Post-tropical storm Lee made landfall in western Nova Scotia on Saturday, causing widespread damage, including downed trees and power outages along the North Atlantic coast. On top of strong winds, Lee brought coastal flooding and heavy rains to Atlantic Canada.

Animation of Lee, transitioning from a Category 1 Hurricane to a Post-Tropical Cyclone over Nova Scotia on September 16. Source: GOES-16 Air Mass RGB images.

In Nova Scotia, approximately 277,000 people were without power due to fallen trees and downed power lines. In neighbouring New Brunswick, nearly 90,000 people experienced power outages. Winds exceeded 100 km/h in some areas and reached 117 km/h in Halifax, leading to the closure of the Halifax airport.

Large waves hit Nova Scotia’s coast, flooding roads along the shore and cluttering them with debris. While some coastal areas, including the region around Peggy’s Cove lighthouse, required significant cleanup, others were largely spared.

It marks the second year in a row that a powerful storm has reached Canada after Hurricane Fiona ripped into eastern Canada a year ago.

Hurricane seasons tend to peak in early fall

As we have noticed, tropical cyclone activity has been ramping up across the Atlantic Basin in recent weeks. This is because hurricane season tends to peak after the Northern Hemisphere summer, as it takes time for the necessary conditions to be in place for hurricanes to fully form. These conditions include:

  • Warm ocean waters of at least 26.5°C to a depth of at least 50 metres;
  • Deep moisture and an absence of dry air throughout the atmosphere;
  • A lack of strong winds aloft that could shear storms apart; and
  • A tropical disturbance that serves as the “seed” for initial system development.

While the June solstice brings maximum solar radiation, oceans usually reach their warmest temperatures in late summer and early fall. This warmth is crucial for fuelling hurricanes by evaporating moisture into the atmosphere.

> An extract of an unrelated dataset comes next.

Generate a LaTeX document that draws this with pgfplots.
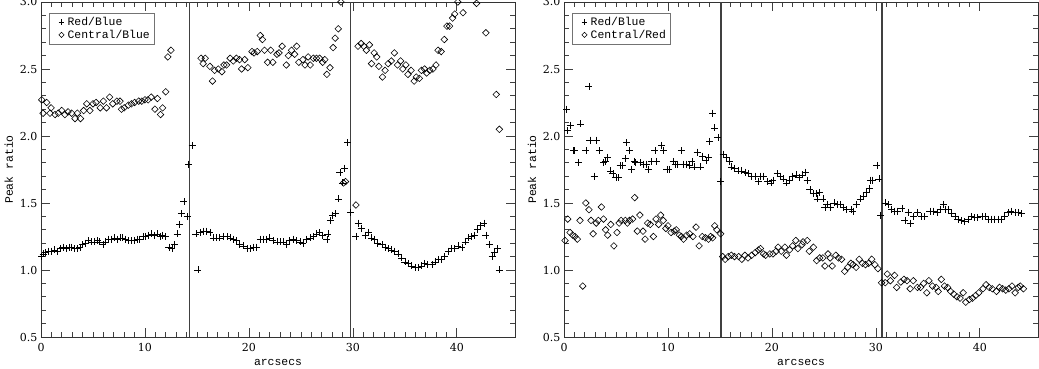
\documentclass[border=0pt]{standalone}
\usepackage{pgfplots}
\pgfplotsset{compat=1.18}
\usepackage{fontspec}
\setmainfont{Liberation Mono}
\newfontfamily\tickfont{DejaVu Serif}

\pgfplotsset{
  peak/.style={
    scale only axis, width=474pt, height=335pt,
    xmin=0, xmax=45.6, ymin=0.5, ymax=3.0,
    xtick={0,10,20,30,40}, minor x tick num=9,
    ytick={0.5,1,1.5,2,2.5,3}, minor y tick num=4,
    tick align=inside, xtick pos=both, ytick pos=both,
    major tick length=9pt, minor tick length=5pt,
    axis line style={black!80, line width=0.6pt},
    every tick/.style={black!75, line width=0.6pt},
    /pgf/number format/assume math mode=true,
    yticklabel style={/pgf/number format/.cd, fixed, fixed zerofill, precision=1},
    xticklabel style={yshift=-3pt},
    tick label style={font=\tickfont\fontsize{11}{13}\selectfont},
    label style={font=\fontsize{11.4}{13}\selectfont},
    xlabel={arcsecs}, ylabel={Peak ratio},
    xlabel style={yshift=-1pt},
    legend cell align=left,
    legend style={at={(0.017,0.967)}, anchor=north west, draw=black!55,
      font=\fontsize{11.4}{13}\selectfont, inner xsep=3pt, inner ysep=3pt,
      row sep=1pt, nodes={inner sep=1pt},
      /tikz/every even column/.append style={column sep=1pt}},
    legend image code/.code={\path (-4pt,0pt) (10pt,0pt);
      \draw[mark repeat=2,mark phase=2,#1,every mark/.append style={scale=0.8}]
      plot coordinates {(0pt,0pt)(5pt,0pt)(10pt,0pt)};},
  },
  rb/.style={only marks, mark=+, mark size=3.5pt, black, mark options={line width=0.6pt}},
  cd/.style={only marks, mark=diamond, mark size=3.3pt, black, mark options={xscale=1.33, line width=0.6pt}},
  sep/.style={black!75, line width=1.3pt, forget plot},
}

\begin{document}
\begin{tikzpicture}
% left panel
\begin{axis}[peak, at={(41pt,32pt)}, anchor=south west]
\addplot[rb] coordinates {
 (0.05,1.10)(0.2,1.12)(0.45,1.13)(0.75,1.14)(1.0,1.14)(1.3,1.15)(1.55,1.14)(1.85,1.16)
 (2.1,1.17)(2.4,1.16)(2.7,1.17)(2.95,1.17)(3.2,1.16)(3.5,1.16)(3.75,1.17)(4.0,1.19)
 (4.3,1.20)(4.55,1.22)(4.85,1.21)(5.1,1.21)(5.4,1.22)(5.65,1.21)(5.95,1.19)(6.2,1.21)
 (6.5,1.23)(6.75,1.23)(7.05,1.24)(7.3,1.23)(7.6,1.24)(7.85,1.24)(8.15,1.23)(8.4,1.22)
 (8.7,1.22)(8.95,1.22)(9.25,1.23)(9.5,1.23)(9.8,1.25)(10.05,1.25)(10.35,1.26)(10.6,1.27)
 (10.9,1.26)(11.15,1.27)(11.45,1.25)(11.7,1.26)(12.0,1.25)(12.3,1.17)(12.6,1.16)(12.85,1.19)
 (13.1,1.27)(13.35,1.34)(13.5,1.42)(13.75,1.51)(14.05,1.40)(14.2,1.79)(14.55,1.93)
 (14.9,1.27)(15.1,1.00)(15.3,1.28)(15.6,1.29)(15.9,1.29)(16.25,1.28)(16.6,1.24)(16.9,1.24)
 (17.2,1.24)(17.5,1.25)(17.9,1.25)(18.2,1.24)(18.5,1.23)(18.8,1.22)(19.1,1.19)(19.5,1.18)
 (19.8,1.16)(20.1,1.16)(20.4,1.17)(20.7,1.17)(21.1,1.23)(21.4,1.23)(21.7,1.23)(22.0,1.24)
 (22.3,1.22)(22.7,1.21)(23.0,1.21)(23.3,1.21)(23.6,1.19)(23.9,1.22)(24.3,1.23)(24.6,1.22)
 (24.9,1.21)(25.2,1.20)(25.5,1.23)(25.9,1.24)(26.2,1.25)(26.5,1.27)(26.8,1.28)(27.1,1.26)
 (27.5,1.23)(27.6,1.27)(27.85,1.37)(28.05,1.41)(28.3,1.42)(28.6,1.53)(28.75,1.73)(29.0,1.65)
 (29.2,1.76)(29.5,1.95)(29.8,1.43)
 (30.3,1.25)(30.5,1.35)(30.8,1.31)(31.2,1.26)(31.5,1.28)(31.8,1.24)(32.1,1.23)(32.4,1.20)
 (32.8,1.19)(33.1,1.17)(33.4,1.16)(33.7,1.15)(34.0,1.14)(34.4,1.12)(34.7,1.09)(35.0,1.06)
 (35.3,1.05)(35.6,1.03)(36.0,1.02)(36.3,1.02)(36.6,1.03)(36.9,1.05)(37.2,1.04)(37.6,1.04)
 (37.9,1.06)(38.2,1.08)(38.5,1.08)(38.8,1.10)(39.2,1.14)(39.5,1.16)(39.8,1.16)(40.1,1.18)
 (40.5,1.17)(40.8,1.21)(41.1,1.24)(41.4,1.25)(41.7,1.26)(42.0,1.30)(42.3,1.33)(42.6,1.35)
 (42.8,1.26)(43.1,1.19)(43.4,1.10)(43.6,1.13)(43.9,1.16)(44.1,1.00)
};
\addplot[cd] coordinates {
 (0.07,2.27)(0.2,2.17)(0.55,2.25)(0.87,2.17)(0.97,2.21)(1.35,2.16)(1.66,2.17)(1.99,2.19)
 (2.3,2.16)(2.6,2.18)(2.95,2.17)(3.27,2.13)(3.5,2.17)(3.8,2.13)(4.1,2.19)(4.4,2.24)
 (4.7,2.19)(5.0,2.24)(5.3,2.25)(5.7,2.21)(6.0,2.26)(6.3,2.21)(6.6,2.29)(6.9,2.24)
 (7.3,2.26)(7.6,2.26)(7.75,2.20)(8.0,2.21)(8.4,2.23)(8.7,2.24)(9.0,2.25)(9.4,2.26)
 (9.7,2.26)(10.0,2.27)(10.3,2.27)(10.6,2.29)(10.96,2.20)(11.2,2.28)(11.5,2.16)(11.7,2.21)
 (12.0,2.33)(12.2,2.59)(12.5,2.64)
 (15.4,2.58)(15.6,2.54)(15.8,2.58)(16.25,2.52)(16.5,2.41)(16.7,2.49)(17.05,2.50)(17.4,2.48)
 (17.6,2.53)(17.85,2.53)(18.2,2.58)(18.5,2.56)(18.8,2.58)(19.1,2.57)(19.3,2.50)(19.6,2.57)
 (19.9,2.51)(20.3,2.63)(20.5,2.62)(20.8,2.63)(21.1,2.75)(21.3,2.72)(21.5,2.64)(21.8,2.55)
 (22.1,2.64)(22.3,2.55)(22.7,2.61)(22.9,2.62)(23.2,2.67)(23.6,2.53)(23.8,2.60)(24.1,2.64)
 (24.4,2.61)(24.6,2.67)(24.8,2.55)(25.2,2.57)(25.4,2.53)(25.7,2.59)(25.9,2.53)(26.2,2.58)
 (26.5,2.58)(26.8,2.58)(27.1,2.55)(27.3,2.57)(27.5,2.46)(27.8,2.51)(28.1,2.66)(28.3,2.73)
 (28.6,2.80)(28.85,3.00)(29.1,1.65)(29.3,1.66)
 (30.3,1.485)(30.5,2.67)(30.8,2.69)(31.05,2.67)(31.3,2.64)(31.6,2.68)(31.8,2.54)(32.05,2.62)
 (32.3,2.59)(32.5,2.52)(32.85,2.44)(33.1,2.49)(33.4,2.54)(33.7,2.56)(34.0,2.62)(34.3,2.53)
 (34.6,2.56)(34.8,2.50)(35.1,2.53)(35.3,2.46)(35.6,2.49)(35.9,2.41)(36.1,2.44)(36.4,2.43)
 (36.6,2.49)(36.9,2.50)(37.1,2.47)(37.4,2.49)(37.7,2.50)(38.0,2.53)(38.2,2.64)(38.5,2.63)
 (38.8,2.72)(39.05,2.82)(39.3,2.82)(39.6,2.88)(39.8,2.91)(40.1,3.00)(40.6,2.92)(41.9,2.99)
 (42.8,2.77)(43.8,2.31)(44.1,2.05)
};
\addplot[sep] coordinates {(14.3,0.5)(14.3,3.0)};
\addplot[sep] coordinates {(29.8,0.5)(29.8,3.0)};
\legend{Red/Blue, Central/Blue}
\end{axis}
% right panel
\begin{axis}[peak, at={(564pt,32pt)}, anchor=south west]
\addplot[rb] coordinates {
 (0.26,2.20)(0.36,2.04)(0.58,2.08)(0.9,1.89)(1.0,1.89)(1.4,1.80)(1.6,2.09)(2.1,1.89)
 (2.4,2.37)(2.5,1.97)(2.9,1.70)(3.1,1.97)(3.4,1.89)(3.8,1.80)(4.0,1.81)(4.2,1.84)
 (4.5,1.74)(4.7,1.72)(5.0,1.69)(5.2,1.69)(5.4,1.78)(5.6,1.78)(5.9,1.83)(6.0,1.95)
 (6.3,1.89)(6.5,1.75)(6.8,1.81)(6.9,1.80)(7.3,1.80)(7.6,1.79)(7.9,1.79)(8.1,1.75)
 (8.4,1.81)(8.75,1.89)(8.9,1.81)(9.4,1.93)(9.55,1.89)(9.9,1.75)(10.1,1.75)(10.5,1.81)
 (10.7,1.79)(10.9,1.79)(11.3,1.89)(11.5,1.79)(11.8,1.79)(12.05,1.78)(12.3,1.81)(12.5,1.77)
 (12.8,1.88)(13.1,1.77)(13.3,1.85)(13.65,1.82)(13.9,1.84)(14.0,1.96)(14.3,2.17)(14.5,2.06)
 (14.8,1.99)(15.07,1.66)(15.3,1.865)(15.6,1.84)(15.9,1.81)(16.1,1.77)(16.4,1.76)(16.8,1.74)
 (17.1,1.74)(17.4,1.73)(17.7,1.72)(18.05,1.70)(18.4,1.70)(18.7,1.66)(18.9,1.70)(19.2,1.70)
 (19.55,1.66)(19.9,1.65)(20.1,1.67)(20.5,1.72)(20.8,1.70)(21.1,1.68)(21.4,1.65)(21.7,1.67)
 (22.0,1.70)(22.3,1.71)(22.6,1.69)(22.95,1.71)(23.2,1.73)(23.4,1.67)(23.65,1.60)(24.0,1.57)
 (24.3,1.57)(24.35,1.53)(24.55,1.58)(24.9,1.53)(25.1,1.47)(25.3,1.49)(25.6,1.47)(25.96,1.50)
 (26.3,1.49)(26.6,1.49)(26.9,1.47)(27.2,1.45)(27.6,1.45)(27.8,1.44)(28.1,1.49)(28.5,1.53)
 (28.8,1.55)(29.1,1.58)(29.4,1.61)(29.5,1.67)(29.7,1.67)(30.1,1.78)(30.3,1.68)(30.45,1.41)
 (30.9,1.50)(31.2,1.49)(31.5,1.45)(31.8,1.44)(32.1,1.44)(32.5,1.46)(32.8,1.37)(33.1,1.43)
 (33.3,1.35)(33.65,1.40)(34.0,1.43)(34.4,1.40)(34.7,1.40)(35.2,1.44)(35.5,1.44)(35.9,1.43)
 (36.2,1.45)(36.5,1.49)(36.7,1.45)(37.0,1.45)(37.3,1.42)(37.6,1.40)(37.9,1.38)(38.2,1.37)
 (38.55,1.36)(38.9,1.38)(39.2,1.40)(39.5,1.39)(39.8,1.39)(40.2,1.40)(40.5,1.40)(40.8,1.38)
 (41.1,1.38)(41.4,1.38)(41.8,1.38)(42.1,1.38)(42.4,1.40)(42.7,1.43)(43.0,1.44)(43.4,1.43)
 (43.7,1.43)(44.0,1.42)
};
\addplot[cd] coordinates {
 (0.1,1.22)(0.36,1.38)(0.58,1.28)(0.83,1.26)(1.06,1.25)(1.28,1.23)(1.54,1.37)(1.8,0.88)
 (2.1,1.50)(2.4,1.45)(2.6,1.37)(2.8,1.27)(3.1,1.35)(3.3,1.37)(3.6,1.47)(3.8,1.38)
 (4.0,1.30)(4.2,1.26)(4.5,1.34)(4.8,1.18)(5.1,1.28)(5.3,1.35)(5.5,1.37)(5.9,1.37)
 (6.1,1.35)(6.3,1.37)(6.6,1.38)(6.8,1.54)(7.05,1.29)(7.3,1.41)(7.6,1.29)(7.8,1.23)
 (8.05,1.35)(8.3,1.34)(8.6,1.25)(8.85,1.38)(9.1,1.34)(9.3,1.41)(9.55,1.37)(9.8,1.31)
 (10.0,1.33)(10.3,1.28)(10.6,1.29)(10.8,1.30)(11.1,1.26)(11.3,1.25)(11.5,1.23)(11.8,1.26)
 (12.1,1.27)(12.4,1.25)(12.7,1.32)(13.0,1.18)(13.3,1.25)(13.6,1.24)(13.9,1.23)(14.1,1.25)
 (14.3,1.24)(14.5,1.33)(14.7,1.30)(15.07,1.27)
 (15.26,1.10)(15.5,1.08)(15.8,1.10)(16.1,1.11)(16.4,1.10)(16.8,1.10)(17.1,1.08)(17.4,1.11)
 (17.7,1.09)(18.05,1.11)(18.4,1.13)(18.7,1.15)(18.9,1.16)(19.2,1.12)(19.4,1.11)(19.8,1.12)
 (20.1,1.12)(20.4,1.14)(20.6,1.17)(20.9,1.14)(21.25,1.17)(21.4,1.11)(21.7,1.15)(22.0,1.18)
 (22.3,1.22)(22.5,1.16)(22.9,1.19)(23.0,1.21)(23.4,1.22)(23.6,1.14)(24.0,1.17)(24.3,1.07)
 (24.6,1.09)(24.9,1.09)(25.1,1.03)(25.4,1.12)(25.6,1.09)(25.8,1.03)(26.15,1.11)(26.4,1.09)
 (26.7,1.08)(27.0,0.99)(27.3,1.02)(27.6,1.05)(27.8,1.04)(28.1,1.02)(28.4,1.08)(28.7,1.05)
 (29.0,1.04)(29.3,1.05)(29.6,1.08)(29.9,1.04)(30.2,1.01)
 (30.55,0.905)(30.9,0.905)(31.1,0.97)(31.4,0.92)(31.8,0.96)(32.0,0.87)(32.4,0.91)(32.7,0.93)
 (33.0,0.92)(33.3,0.86)(33.6,0.92)(34.0,0.87)(34.3,0.87)(34.6,0.90)(34.9,0.83)(35.1,0.92)
 (35.45,0.88)(35.8,0.87)(36.0,0.84)(36.3,0.93)(36.6,0.88)(36.9,0.87)(37.2,0.84)(37.5,0.82)
 (37.8,0.80)(38.1,0.79)(38.4,0.83)(38.65,0.76)(39.0,0.78)(39.3,0.79)(39.6,0.81)(39.9,0.83)
 (40.3,0.86)(40.6,0.89)(40.9,0.87)(41.2,0.86)(41.6,0.84)(41.9,0.87)(42.2,0.86)(42.5,0.85)
 (42.8,0.86)(43.1,0.88)(43.4,0.83)(43.7,0.87)(43.9,0.88)(44.2,0.86)
};
\addplot[sep] coordinates {(15.1,0.5)(15.1,3.0)};
\addplot[sep] coordinates {(30.6,0.5)(30.6,3.0)};
\legend{Red/Blue, Central/Red}
\end{axis}
\pgfresetboundingbox
\path[use as bounding box] (0pt,0pt) rectangle (1039pt,369pt);
\end{tikzpicture}
\end{document}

The lack of strong temperature contrasts and weaker jet streams (high-altitude, fast-flowing air currents) over warmer water also reduce wind shear (change in wind speed or direction), which is needed for allowing tropical cyclones to form and develop. Together, these factors create a favourable environment for hurricanes to thrive later in the summer season.

Hurricane season peaks in September in the Atlantic Ocean. Credit: NOAA.

The Atlantic hurricane season runs from June 1 to November 30, with the peak of the season typically coming in September. Once ocean temperatures begin to decrease and the jet streams begin to increase in strength, we tend to see hurricane season begin to wind down toward the end of fall.